The dust has now settled over Jalalabad, sat behind the jagged silhouette of the Hindu Kush. An Afghan town not far from the border with Pakistan, it is a remote region where aid agencies and rescue workers struggled to reach, after a 6.0 magnitude earthquake hit over the weekend, killing more than 1,400.
This is a land of mountains, valleys, and fields, where farmers ply the land, women carry water from the stream, and children play chase along dusty village paths, before being called back to their mud-stone dwellings, homes that stood little chance as the earth began shaking violently around 12.47 am. Survivors in Kunar province—the worst hit—would later describe the sound as “the voice of God’s anger”.
Within seconds, walls crumbled, entire villages collapsed, and families were buried under bricks. The epicentre, near the Mazar Valley, is a land of shepherds, farmers, and small traders. “Everything we had is gone,” whispered Hamidullah, a farmer sitting beside the ruins of his house where his wife and two daughters lay buried. “I dug with my hands until they bled, but I could not save them.”
In one madrasa in Kunar, rescuers pulled out 18 children, but all had been crushed. In another village, a wedding hall became a tomb for dozens when its roof caved in. Speaking to Al Majalla over the phone, Zabihullah Mujahid, spokesman for the Islamic Emirate of Afghanistan, called it “a calamity for our nation”. Typically defiant, his voice was laced with sorrow.
Surgery by flashlight
This is one of the world’s most remote regions, and by Wednesday, some villages had yet to receive any aid. Landslides and rockfalls have made it even more inaccessible. A team from Save the Children had to walk 20km carrying medical equipment on their backs. “We could hear voices under the debris,” said Ahmad Shah, a young shopkeeper in Kunar. “A child was calling for her mother. We had nothing: no machines, no saws. By the time we reached her, she was silent.”
In other countries, disasters summon helicopters, search teams, specialist equipment, and trained brigades. In Afghanistan, none exist. There are no cranes to lift heavy concrete, no field hospitals to be airlifted, and no ambulances. At Jalalabad’s provincial hospital, doctors stitched wounds under phone flashlights because there was no electricity, and painkillers ran out by mid-morning.
“We have treated war wounds, gunshots, bomb blasts,” said Dr. Farid, a weary surgeon. “But this was worse: children crushed in their sleep, mothers with broken spines. We have nothing—no medicine, no equipment, not even enough beds.” International humanitarian agencies brought tents, food parcels, and medical kits, but no heavy machinery or mobile hospitals. Afghan Red Crescent volunteers drove for hours over broken roads just to bring blankets to survivors.
Kunar and Kabul
This isolation is partly political. Since the Taliban returned to power in 2021, Afghanistan has been cut off from much of the world. The aid agencies in the country have been defunded by countries that do not recognise the Taliban government, and Western sanctions have frozen financial channels.

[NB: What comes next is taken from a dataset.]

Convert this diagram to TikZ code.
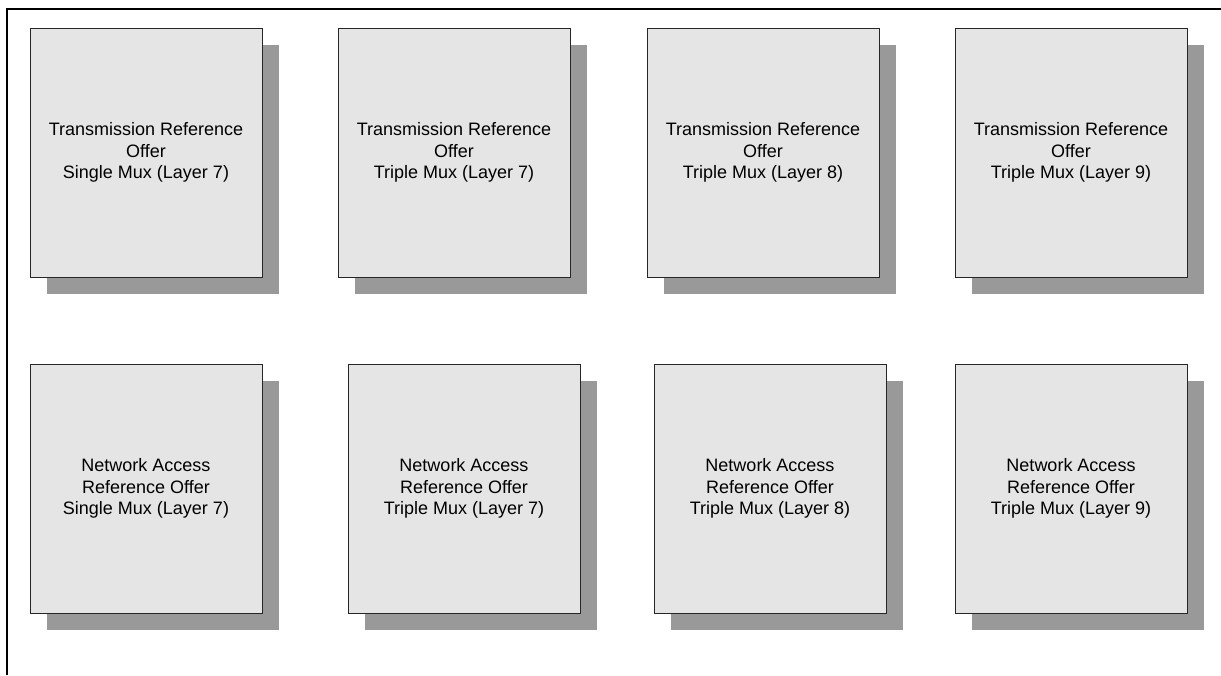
\documentclass[tikz,border=0pt]{standalone}
\usepackage{fontspec}
\setmainfont{Liberation Sans}
\usetikzlibrary{shadows}
\definecolor{boxgray}{HTML}{E5E5E5}
\definecolor{shadegray}{HTML}{999999}
\tikzstyle{offer}=[draw=black!85, line width=0.8pt, fill=boxgray,
  minimum width=232pt, minimum height=249pt, inner sep=0pt, align=center,
  font=\fontsize{18}{21.5}\selectfont,
  drop shadow={shadow xshift=17pt, shadow yshift=-17pt, fill=shadegray, opacity=1}]

\begin{document}
\begin{tikzpicture}[x=1pt, y=-1pt]
\useasboundingbox (0,0) rectangle (1221,675);
% Frame
    \draw[line width=2.6pt] (7,675) -- (7,9) -- (1221,9);
% Transmission offers
    \node[offer] (tro1) at (146,152.5) {Transmission Reference\\Offer\\Single Mux (Layer 7)};
    \node[offer] (tro2) at (454,152.5) {Transmission Reference\\Offer\\Triple Mux (Layer 7)};
    \node[offer] (tro3) at (763,152.5) {Transmission Reference\\Offer\\Triple Mux (Layer 8)};
    \node[offer] (tro4) at (1071,152.5) {Transmission Reference\\Offer\\Triple Mux (Layer 9)};
% Network access offers
    \node[offer] (nao1) at (146,488.5) {Network Access\\Reference Offer\\Single Mux (Layer 7)};
    \node[offer] (nao2) at (464,488.5) {Network Access\\Reference Offer\\Triple Mux (Layer 7)};
    \node[offer] (nao3) at (770,488.5) {Network Access\\Reference Offer\\Triple Mux (Layer 8)};
    \node[offer] (nao4) at (1071,488.5) {Network Access\\Reference Offer\\Triple Mux (Layer 9)};
\end{tikzpicture}
\end{document}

Many aid agencies had already left, citing security concerns. Even the UN operates with limited funding. “The world doesn’t ignore us because it doesn’t know; it ignores us because it chooses to,” said Shahid Khan, a Kabul-based journalist. “When earthquakes hit Italy or Japan, rescue teams land within hours. For Afghans, sympathy comes faster than help.”
Geologically, Afghanistan sits atop multiple fault lines, where the Indian and Eurasian tectonic plates collide. Earthquakes here are as old as the mountains themselves. In 1998, twin quakes in Takhar killed over 6,000. In 2002, a tremor flattened villages in Nahrin, killing 1,000. In 2022, a 5.9-magnitude quake killed 1,163 people in Paktika.
Yet little changes. There are no early warning systems or seismic-resistant building codes. Homes here are still built with the same sun-dried bricks used centuries ago. Rahim, an engineer and retired geologist from Kabul University, said: "Disasters here kill not because of their strength but because of our weakness—poor construction, no preparedness, no planning. Nature tests us, but we never learn."